- [Dataset section]
:::

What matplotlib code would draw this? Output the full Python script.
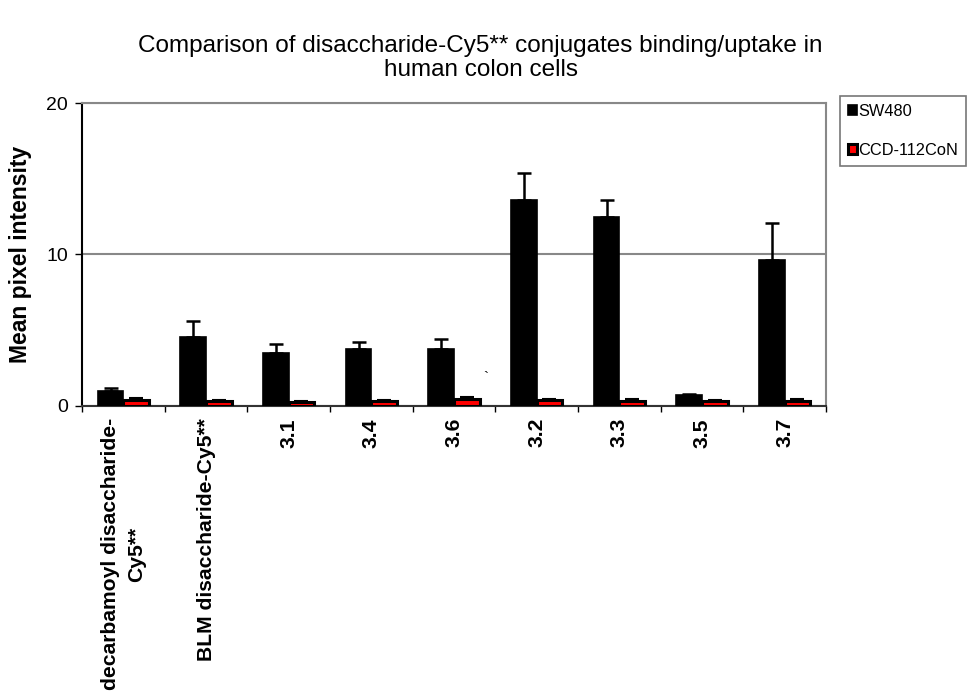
import matplotlib
matplotlib.use("Agg")
import matplotlib.pyplot as plt
import numpy as np

categories = ["decarbamoyl disaccharide-\nCy5**", "BLM disaccharide-Cy5**",
              "3.1", "3.4", "3.6", "3.2", "3.3", "3.5", "3.7"]
sw480 = [0.95, 4.5, 3.5, 3.75, 3.76, 13.6, 12.45, 0.7, 9.65]
sw480_err = [0.22, 1.08, 0.55, 0.45, 0.65, 1.8, 1.15, 0.05, 2.4]
ccd = [0.38, 0.3, 0.25, 0.3, 0.4, 0.35, 0.33, 0.32, 0.33]
ccd_err = [0.1, 0.05, 0.03, 0.07, 0.14, 0.07, 0.08, 0.06, 0.08]
series_names = ["SW480", "CCD-112CoN"]
y_ticks = [0, 10, 20]

plt.rcParams["font.family"] = ["Liberation Sans", "DejaVu Sans"]

fig = plt.figure(figsize=(9.67, 6.92), dpi=100)
ax = fig.add_axes([82 / 967, 1 - 405.5 / 692, (826 - 82) / 967, (405.5 - 103) / 692])

x = np.arange(len(categories))
w = 0.31
ax.bar(x - w / 2, sw480, w, color="black", edgecolor="black", linewidth=1.2,
       label=series_names[0], zorder=3)
ax.errorbar(x - w / 2, sw480, yerr=[np.zeros(len(sw480)), sw480_err], fmt="none",
            ecolor="black", elinewidth=1.8, capsize=5, capthick=1.8, zorder=4)
ax.bar(x + w / 2, ccd, w, color="#ff0000", edgecolor="black", linewidth=2.2,
       label=series_names[1], zorder=3)
ax.errorbar(x + w / 2, ccd, yerr=[np.zeros(len(ccd)), ccd_err], fmt="none",
            ecolor="black", elinewidth=1.5, capsize=5, capthick=1.5, zorder=4)

ax.set_xlim(-0.5, len(categories) - 0.5)
ax.set_ylim(0, 20)
ax.set_yticks(y_ticks)
ax.tick_params(axis="y", labelsize=14, length=5, width=1, direction="out", pad=5)
ax.set_xticks(x)
ax.set_xticklabels(categories, rotation=90, fontsize=15.2, fontweight="bold",
                   va="top", ha="center", linespacing=1.5)
ax.tick_params(axis="x", length=0, pad=9)
ax.set_xticks(np.arange(len(categories) + 1) - 0.5, minor=True)
ax.tick_params(axis="x", which="minor", length=4, width=1, color="black")

ax.yaxis.grid(True, color="#888888", linewidth=1.5, zorder=0)
ax.set_axisbelow(True)
for side in ["top", "right"]:
    ax.spines[side].set_color("#888888")
    ax.spines[side].set_linewidth(1.5)
ax.spines["left"].set_color("black")
ax.spines["left"].set_linewidth(1.5)
ax.spines["bottom"].set_color("#333333")
ax.spines["bottom"].set_linewidth(1.5)

ax.set_ylabel("Mean pixel intensity", fontsize=16.5, fontweight="bold", labelpad=10)

fig.text(0.497, 1 - 58 / 692, "Comparison of disaccharide-Cy5** conjugates binding/uptake in\nhuman colon cells",
         ha="center", va="center", fontsize=17.5, linespacing=1.12)

# stray tick mark inside the plot area
ax.text(4.38, 1.85, "`", fontsize=11, ha="center", va="center")

leg = fig.legend(loc="upper left", bbox_to_anchor=(840 / 967, 1 - 96 / 692),
                 fontsize=11.8, frameon=True, fancybox=False, edgecolor="#555555",
                 handlelength=0.55, handleheight=0.55, handletextpad=0.05,
                 labelspacing=1.45, borderpad=0.5, borderaxespad=0)
leg.get_frame().set_linewidth(1.2)

fig.savefig("out.png", dpi=100)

:::

- [Your goal]
Leave out any pictures and return exactly the lines from the beginning of the data through the line with "capsize=5, capthick=1.5, zorder=4)", inclusive.

- [Result of this task]
What matplotlib code would draw this? Output the full Python script.
import matplotlib
matplotlib.use("Agg")
import matplotlib.pyplot as plt
import numpy as np

categories = ["decarbamoyl disaccharide-\nCy5**", "BLM disaccharide-Cy5**",
              "3.1", "3.4", "3.6", "3.2", "3.3", "3.5", "3.7"]
sw480 = [0.95, 4.5, 3.5, 3.75, 3.76, 13.6, 12.45, 0.7, 9.65]
sw480_err = [0.22, 1.08, 0.55, 0.45, 0.65, 1.8, 1.15, 0.05, 2.4]
ccd = [0.38, 0.3, 0.25, 0.3, 0.4, 0.35, 0.33, 0.32, 0.33]
ccd_err = [0.1, 0.05, 0.03, 0.07, 0.14, 0.07, 0.08, 0.06, 0.08]
series_names = ["SW480", "CCD-112CoN"]
y_ticks = [0, 10, 20]

plt.rcParams["font.family"] = ["Liberation Sans", "DejaVu Sans"]

fig = plt.figure(figsize=(9.67, 6.92), dpi=100)
ax = fig.add_axes([82 / 967, 1 - 405.5 / 692, (826 - 82) / 967, (405.5 - 103) / 692])

x = np.arange(len(categories))
w = 0.31
ax.bar(x - w / 2, sw480, w, color="black", edgecolor="black", linewidth=1.2,
       label=series_names[0], zorder=3)
ax.errorbar(x - w / 2, sw480, yerr=[np.zeros(len(sw480)), sw480_err], fmt="none",
            ecolor="black", elinewidth=1.8, capsize=5, capthick=1.8, zorder=4)
ax.bar(x + w / 2, ccd, w, color="#ff0000", edgecolor="black", linewidth=2.2,
       label=series_names[1], zorder=3)
ax.errorbar(x + w / 2, ccd, yerr=[np.zeros(len(ccd)), ccd_err], fmt="none",
            ecolor="black", elinewidth=1.5, capsize=5, capthick=1.5, zorder=4)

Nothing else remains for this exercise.